━━━ RECORDED DATA
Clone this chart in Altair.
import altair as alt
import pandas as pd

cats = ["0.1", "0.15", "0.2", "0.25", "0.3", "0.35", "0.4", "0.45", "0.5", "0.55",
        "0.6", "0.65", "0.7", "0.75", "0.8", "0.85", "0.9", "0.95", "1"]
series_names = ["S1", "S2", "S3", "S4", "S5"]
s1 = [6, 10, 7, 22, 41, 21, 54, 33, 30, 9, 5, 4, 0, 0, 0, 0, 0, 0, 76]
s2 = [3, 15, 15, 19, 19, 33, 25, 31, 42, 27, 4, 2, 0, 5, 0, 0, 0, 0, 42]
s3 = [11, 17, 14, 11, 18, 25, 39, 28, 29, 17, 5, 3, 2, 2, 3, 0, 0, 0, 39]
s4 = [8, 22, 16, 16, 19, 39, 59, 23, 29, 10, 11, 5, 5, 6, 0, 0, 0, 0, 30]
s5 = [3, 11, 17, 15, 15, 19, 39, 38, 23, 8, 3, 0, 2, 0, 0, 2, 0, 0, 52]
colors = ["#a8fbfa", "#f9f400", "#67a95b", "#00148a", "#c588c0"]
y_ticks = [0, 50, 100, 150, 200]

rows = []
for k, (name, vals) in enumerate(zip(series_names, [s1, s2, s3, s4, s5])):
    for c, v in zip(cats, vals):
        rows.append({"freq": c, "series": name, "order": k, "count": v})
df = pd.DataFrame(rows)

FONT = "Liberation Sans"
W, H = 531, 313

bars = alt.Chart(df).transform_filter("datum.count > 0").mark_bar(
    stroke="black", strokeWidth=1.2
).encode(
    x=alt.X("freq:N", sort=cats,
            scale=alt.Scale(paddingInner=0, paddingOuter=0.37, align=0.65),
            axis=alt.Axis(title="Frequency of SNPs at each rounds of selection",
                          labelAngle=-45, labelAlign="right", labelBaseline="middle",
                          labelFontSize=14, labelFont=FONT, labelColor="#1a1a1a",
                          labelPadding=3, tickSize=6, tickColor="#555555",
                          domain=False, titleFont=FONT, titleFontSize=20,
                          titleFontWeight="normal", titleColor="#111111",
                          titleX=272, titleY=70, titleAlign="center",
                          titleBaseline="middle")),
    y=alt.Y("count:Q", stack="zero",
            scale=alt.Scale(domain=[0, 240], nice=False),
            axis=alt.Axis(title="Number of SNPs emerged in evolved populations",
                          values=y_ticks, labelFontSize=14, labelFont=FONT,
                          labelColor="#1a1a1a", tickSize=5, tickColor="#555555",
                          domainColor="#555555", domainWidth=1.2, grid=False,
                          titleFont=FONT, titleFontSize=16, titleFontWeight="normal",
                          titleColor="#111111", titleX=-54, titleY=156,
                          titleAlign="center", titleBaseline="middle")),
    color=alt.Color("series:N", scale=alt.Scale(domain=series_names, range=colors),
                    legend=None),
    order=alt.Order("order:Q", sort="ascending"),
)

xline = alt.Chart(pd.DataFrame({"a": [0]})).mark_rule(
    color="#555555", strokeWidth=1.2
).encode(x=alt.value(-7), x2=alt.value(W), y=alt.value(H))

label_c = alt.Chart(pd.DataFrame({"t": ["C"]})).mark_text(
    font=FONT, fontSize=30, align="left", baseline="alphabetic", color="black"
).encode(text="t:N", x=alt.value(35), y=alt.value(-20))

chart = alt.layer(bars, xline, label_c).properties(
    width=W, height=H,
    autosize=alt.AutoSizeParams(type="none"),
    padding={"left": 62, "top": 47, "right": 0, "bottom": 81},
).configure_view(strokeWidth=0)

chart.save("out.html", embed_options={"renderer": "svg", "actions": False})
━━━━━━
DO THIS ->
All lines from the beginning of the material above through the one with "import pandas as pd" need to be returned exactly; please return those and only those.

RESULT OF THIS TASK ->
Clone this chart in Altair.
import altair as alt
import pandas as pd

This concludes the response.